La dimensión económica de la crisis ha sido quizás lo más preocupante. La abrupta caída del PIB en 2020 (-9,1%) ha provocado un aumento de la desigualdad en la región más desigual del planeta. La crisis ha tenido un impacto severo no solo en la población de menor nivel de ingreso, sino también en las minorías étnicas, la población rural, las mujeres, las personas jóvenes y migrantes.
El confinamiento supuso una amenaza para el derecho a la educación de la infancia y la juventud. La enseñanza online ha estado condicionada por las brechas en el acceso a la tecnología, ensanchando las desigualdades si hablamos de una educación de calidad. Los casos de violencia contra menores en el ámbito familiar se dispararon y la función de espacios seguros y de socialización de los centros educativos afectaron a su salud mental.
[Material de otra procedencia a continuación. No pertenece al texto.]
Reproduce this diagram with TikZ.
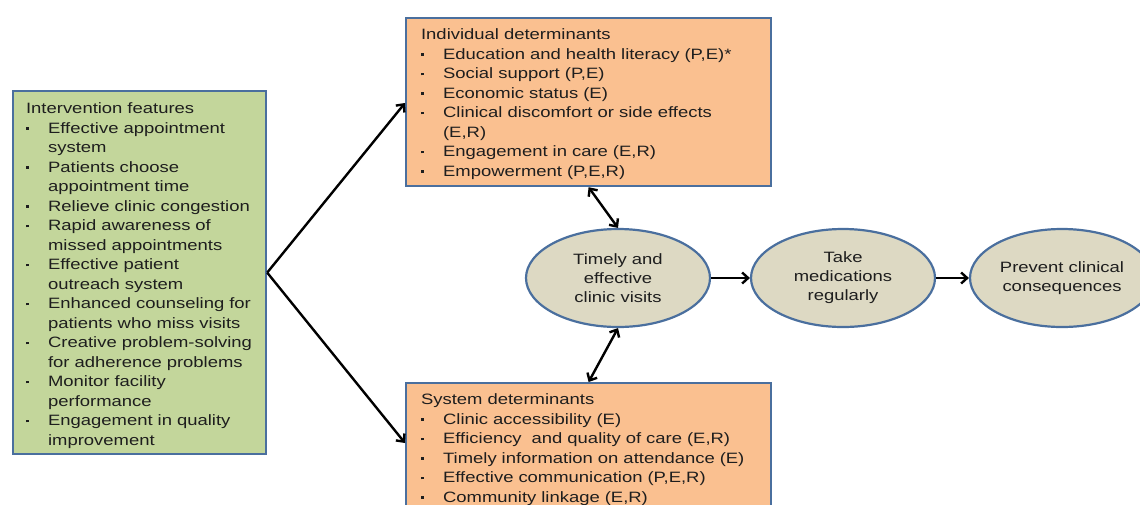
\documentclass[tikz,border=0pt]{standalone}
\usepackage{fontspec}
\setmainfont{Liberation Sans}[FakeStretch=1.23]
\usetikzlibrary{shapes.geometric,arrows.meta}
\definecolor{boxgreen}{HTML}{C3D69B}
\definecolor{boxorange}{HTML}{FAC090}
\definecolor{edgeblue}{HTML}{4A6F9E}
\definecolor{ellfill}{HTML}{DDD9C3}
\definecolor{txt}{HTML}{1E1E1E}
\newcommand\bitem{\makebox[22pt][l]{\rule[3.5pt]{2.6pt}{2.6pt}}}
\newcommand\bcont{\hspace*{22pt}}
\begin{document}
\begin{tikzpicture}[x=1pt,y=-1pt,
  box/.style={rectangle, draw=edgeblue, line width=2.2pt, anchor=north west,
    align=left, inner xsep=13pt, text=txt,
    font=\fontsize{15}{19.5}\selectfont},
  oval/.style={ellipse, draw=edgeblue, line width=2.2pt, fill=ellfill,
    minimum width=184pt, minimum height=98pt, inner sep=0pt, align=center,
    text=txt, font=\fontsize{15}{19}\selectfont},
  conn/.style={line width=2.4pt, -{Straight Barb[length=6pt,width=11pt]}},
  dconn/.style={line width=2.4pt,
    {Straight Barb[length=6pt,width=11pt]}-{Straight Barb[length=6pt,width=11pt]}}]
\useasboundingbox (0,0) rectangle (1140,504);
\clip (0,0) rectangle (1140,504);
\node[box, fill=boxgreen, text width=227pt, minimum height=363pt] (feat) at (12,90)
 {\rule{0pt}{17pt}Intervention features\\
  \bitem Effective appointment\\
  \bcont system\\
  \bitem Patients choose\\
  \bcont appointment time\\
  \bitem Relieve clinic congestion\\
  \bitem Rapid awareness of\\
  \bcont missed appointments\\
  \bitem Effective patient\\
  \bcont outreach system\\
  \bitem Enhanced counseling for\\
  \bcont patients who miss visits\\
  \bitem Creative problem-solving\\
  \bcont for adherence problems\\
  \bitem Monitor facility\\
  \bcont performance\\
  \bitem Engagement in quality\\
  \bcont improvement};
\node[box, fill=boxorange, inner xsep=15pt, text width=335pt, minimum height=168pt] (ind) at (405,17)
 {\rule{0pt}{15pt}Individual determinants\\
  \bitem Education and health literacy (P,E)*\\
  \bitem Social support (P,E)\\
  \bitem Economic status (E)\\
  \bitem Clinical discomfort or side effects\\
  \bcont (E,R)\\
  \bitem Engagement in care (E,R)\\
  \bitem Empowerment (P,E,R)};
\node[box, fill=boxorange, inner xsep=15pt, inner ysep=11pt, text width=335pt] (sys) at (405,382)
 {System determinants\\
  \bitem Clinic accessibility (E)\\
  \bitem Efficiency\ \ and quality of care (E,R)\\
  \bitem Timely information on attendance (E)\\
  \bitem Effective communication (P,E,R)\\
  \bitem Community linkage (E,R)};
\node[oval] (visits) at (618,278) {Timely and\\effective\\clinic visits};
\node[oval] (meds) at (843,278) {Take\\medications\\regularly};
\node[oval] (prev) at (1062,278) {Prevent clinical\\consequences};
\coordinate (indin) at (405,103);
\coordinate (sysin) at (405,443);
\draw[conn] (feat.east) -- (indin);
\draw[conn] (feat.east) -- (sysin);
\draw[dconn] (ind.south) -- (visits.north);
\draw[dconn] (visits.south) -- (sys.north);
\draw[conn] (visits.east) -- (meds.west);
\draw[conn] (meds.east) -- (prev.west);
\end{tikzpicture}
\end{document}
En cuanto a la migración, la falta de oportunidades y la violencia generalizada continuó empujando a miles de personas centroamericanas a emprender la peligrosa travesía hacia Estados Unidos. En Sudamérica, la crisis política, económica y social de Venezuela ha persistido, con la consiguiente crisis humanitaria a nivel regional, que acumula más de cuatro millones de personas deambulando por los países de la región.
El cambio climático es también protagonista con un aumento en la intensidad de los desastres naturales. Los huracanes Eta y Iota, en Centroamérica, fueron las catástrofes más devastadoras de los últimos 20 años en la región.